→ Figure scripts
# # # #

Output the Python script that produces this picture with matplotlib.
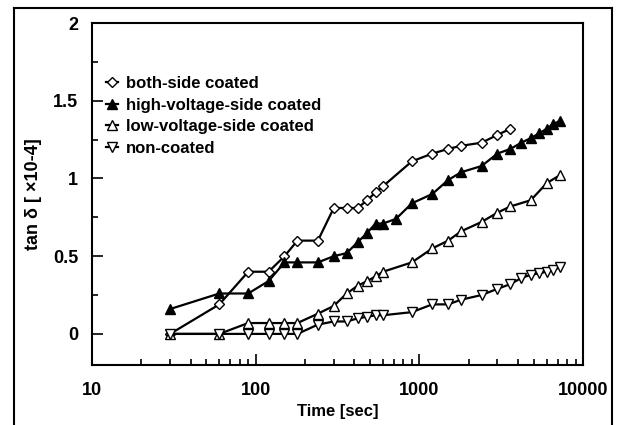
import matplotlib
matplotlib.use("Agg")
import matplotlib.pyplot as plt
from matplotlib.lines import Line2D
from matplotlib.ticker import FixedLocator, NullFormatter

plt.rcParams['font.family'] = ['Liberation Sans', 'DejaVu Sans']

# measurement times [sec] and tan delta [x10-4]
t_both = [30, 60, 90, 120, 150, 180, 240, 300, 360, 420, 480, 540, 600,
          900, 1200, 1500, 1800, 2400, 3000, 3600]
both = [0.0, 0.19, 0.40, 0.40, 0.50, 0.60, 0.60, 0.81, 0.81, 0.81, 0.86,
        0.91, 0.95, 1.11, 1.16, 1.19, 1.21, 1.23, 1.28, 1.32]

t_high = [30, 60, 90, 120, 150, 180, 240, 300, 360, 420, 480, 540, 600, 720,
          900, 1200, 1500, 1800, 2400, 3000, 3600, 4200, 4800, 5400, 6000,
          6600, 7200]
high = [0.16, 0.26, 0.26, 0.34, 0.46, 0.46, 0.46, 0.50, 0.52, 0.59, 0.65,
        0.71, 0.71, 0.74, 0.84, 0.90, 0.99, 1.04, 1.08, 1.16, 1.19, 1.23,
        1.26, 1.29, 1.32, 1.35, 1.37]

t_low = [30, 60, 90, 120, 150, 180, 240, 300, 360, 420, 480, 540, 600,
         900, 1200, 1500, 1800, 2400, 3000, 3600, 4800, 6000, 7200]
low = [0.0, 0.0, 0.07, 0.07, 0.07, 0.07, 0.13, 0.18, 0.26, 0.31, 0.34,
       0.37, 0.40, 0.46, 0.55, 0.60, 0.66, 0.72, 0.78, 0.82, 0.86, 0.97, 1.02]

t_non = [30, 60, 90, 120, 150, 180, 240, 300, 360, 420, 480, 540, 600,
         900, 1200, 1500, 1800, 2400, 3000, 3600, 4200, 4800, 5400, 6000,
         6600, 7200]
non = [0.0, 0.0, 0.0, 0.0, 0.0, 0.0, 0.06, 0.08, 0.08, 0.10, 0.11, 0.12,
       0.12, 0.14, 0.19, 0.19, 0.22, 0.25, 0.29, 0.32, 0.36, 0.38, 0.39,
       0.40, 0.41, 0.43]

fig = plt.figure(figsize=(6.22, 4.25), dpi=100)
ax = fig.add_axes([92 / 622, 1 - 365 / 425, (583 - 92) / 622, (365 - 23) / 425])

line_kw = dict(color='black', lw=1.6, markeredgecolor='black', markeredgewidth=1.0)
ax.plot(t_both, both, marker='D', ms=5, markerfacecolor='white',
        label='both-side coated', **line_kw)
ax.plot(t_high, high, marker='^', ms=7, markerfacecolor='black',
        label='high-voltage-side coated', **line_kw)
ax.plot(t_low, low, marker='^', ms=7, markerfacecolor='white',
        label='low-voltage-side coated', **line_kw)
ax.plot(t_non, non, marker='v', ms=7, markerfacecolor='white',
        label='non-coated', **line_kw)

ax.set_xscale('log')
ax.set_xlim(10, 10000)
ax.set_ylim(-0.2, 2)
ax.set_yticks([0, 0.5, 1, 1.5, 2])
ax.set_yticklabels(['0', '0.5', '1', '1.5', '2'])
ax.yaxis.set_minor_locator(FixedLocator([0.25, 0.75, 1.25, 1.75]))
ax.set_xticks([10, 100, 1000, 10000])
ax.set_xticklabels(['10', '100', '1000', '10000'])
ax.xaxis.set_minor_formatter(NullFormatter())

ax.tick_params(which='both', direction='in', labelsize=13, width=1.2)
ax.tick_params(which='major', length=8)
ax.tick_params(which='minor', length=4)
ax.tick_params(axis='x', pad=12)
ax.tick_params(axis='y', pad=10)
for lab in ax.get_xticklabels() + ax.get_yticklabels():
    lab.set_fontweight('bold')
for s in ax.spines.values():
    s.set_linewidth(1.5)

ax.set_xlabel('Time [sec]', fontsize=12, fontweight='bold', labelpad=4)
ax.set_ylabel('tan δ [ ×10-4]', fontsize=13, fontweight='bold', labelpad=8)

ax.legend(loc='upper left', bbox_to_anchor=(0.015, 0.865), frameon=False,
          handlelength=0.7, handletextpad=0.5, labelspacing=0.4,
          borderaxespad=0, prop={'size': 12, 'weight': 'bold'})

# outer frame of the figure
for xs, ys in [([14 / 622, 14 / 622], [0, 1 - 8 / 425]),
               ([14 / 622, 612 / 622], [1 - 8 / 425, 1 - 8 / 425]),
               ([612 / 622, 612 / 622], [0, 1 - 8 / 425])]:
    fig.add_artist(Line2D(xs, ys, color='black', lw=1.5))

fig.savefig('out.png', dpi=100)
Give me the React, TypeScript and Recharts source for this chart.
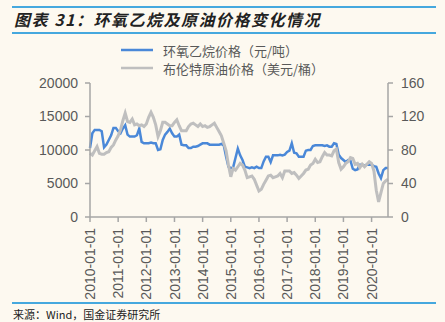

# # # #

→ DO THIS
Write out the material above once more, exactly as it reads, with no pictures.

→ SOLUTION TO THIS TASK
Output the Python script that produces this picture with matplotlib.
import matplotlib
matplotlib.use("Agg")
import matplotlib.pyplot as plt
from matplotlib.lines import Line2D
from matplotlib.ticker import FixedLocator, NullFormatter

plt.rcParams['font.family'] = ['Liberation Sans', 'DejaVu Sans']

# measurement times [sec] and tan delta [x10-4]
t_both = [30, 60, 90, 120, 150, 180, 240, 300, 360, 420, 480, 540, 600,
          900, 1200, 1500, 1800, 2400, 3000, 3600]
both = [0.0, 0.19, 0.40, 0.40, 0.50, 0.60, 0.60, 0.81, 0.81, 0.81, 0.86,
        0.91, 0.95, 1.11, 1.16, 1.19, 1.21, 1.23, 1.28, 1.32]

t_high = [30, 60, 90, 120, 150, 180, 240, 300, 360, 420, 480, 540, 600, 720,
          900, 1200, 1500, 1800, 2400, 3000, 3600, 4200, 4800, 5400, 6000,
          6600, 7200]
high = [0.16, 0.26, 0.26, 0.34, 0.46, 0.46, 0.46, 0.50, 0.52, 0.59, 0.65,
        0.71, 0.71, 0.74, 0.84, 0.90, 0.99, 1.04, 1.08, 1.16, 1.19, 1.23,
        1.26, 1.29, 1.32, 1.35, 1.37]

t_low = [30, 60, 90, 120, 150, 180, 240, 300, 360, 420, 480, 540, 600,
         900, 1200, 1500, 1800, 2400, 3000, 3600, 4800, 6000, 7200]
low = [0.0, 0.0, 0.07, 0.07, 0.07, 0.07, 0.13, 0.18, 0.26, 0.31, 0.34,
       0.37, 0.40, 0.46, 0.55, 0.60, 0.66, 0.72, 0.78, 0.82, 0.86, 0.97, 1.02]

t_non = [30, 60, 90, 120, 150, 180, 240, 300, 360, 420, 480, 540, 600,
         900, 1200, 1500, 1800, 2400, 3000, 3600, 4200, 4800, 5400, 6000,
         6600, 7200]
non = [0.0, 0.0, 0.0, 0.0, 0.0, 0.0, 0.06, 0.08, 0.08, 0.10, 0.11, 0.12,
       0.12, 0.14, 0.19, 0.19, 0.22, 0.25, 0.29, 0.32, 0.36, 0.38, 0.39,
       0.40, 0.41, 0.43]

fig = plt.figure(figsize=(6.22, 4.25), dpi=100)
ax = fig.add_axes([92 / 622, 1 - 365 / 425, (583 - 92) / 622, (365 - 23) / 425])

line_kw = dict(color='black', lw=1.6, markeredgecolor='black', markeredgewidth=1.0)
ax.plot(t_both, both, marker='D', ms=5, markerfacecolor='white',
        label='both-side coated', **line_kw)
ax.plot(t_high, high, marker='^', ms=7, markerfacecolor='black',
        label='high-voltage-side coated', **line_kw)
ax.plot(t_low, low, marker='^', ms=7, markerfacecolor='white',
        label='low-voltage-side coated', **line_kw)
ax.plot(t_non, non, marker='v', ms=7, markerfacecolor='white',
        label='non-coated', **line_kw)

ax.set_xscale('log')
ax.set_xlim(10, 10000)
ax.set_ylim(-0.2, 2)
ax.set_yticks([0, 0.5, 1, 1.5, 2])
ax.set_yticklabels(['0', '0.5', '1', '1.5', '2'])
ax.yaxis.set_minor_locator(FixedLocator([0.25, 0.75, 1.25, 1.75]))
ax.set_xticks([10, 100, 1000, 10000])
ax.set_xticklabels(['10', '100', '1000', '10000'])
ax.xaxis.set_minor_formatter(NullFormatter())

ax.tick_params(which='both', direction='in', labelsize=13, width=1.2)
ax.tick_params(which='major', length=8)
ax.tick_params(which='minor', length=4)
ax.tick_params(axis='x', pad=12)
ax.tick_params(axis='y', pad=10)
for lab in ax.get_xticklabels() + ax.get_yticklabels():
    lab.set_fontweight('bold')
for s in ax.spines.values():
    s.set_linewidth(1.5)

ax.set_xlabel('Time [sec]', fontsize=12, fontweight='bold', labelpad=4)
ax.set_ylabel('tan δ [ ×10-4]', fontsize=13, fontweight='bold', labelpad=8)

ax.legend(loc='upper left', bbox_to_anchor=(0.015, 0.865), frameon=False,
          handlelength=0.7, handletextpad=0.5, labelspacing=0.4,
          borderaxespad=0, prop={'size': 12, 'weight': 'bold'})

# outer frame of the figure
for xs, ys in [([14 / 622, 14 / 622], [0, 1 - 8 / 425]),
               ([14 / 622, 612 / 622], [1 - 8 / 425, 1 - 8 / 425]),
               ([612 / 622, 612 / 622], [0, 1 - 8 / 425])]:
    fig.add_artist(Line2D(xs, ys, color='black', lw=1.5))

fig.savefig('out.png', dpi=100)
Give me the React, TypeScript and Recharts source for this chart.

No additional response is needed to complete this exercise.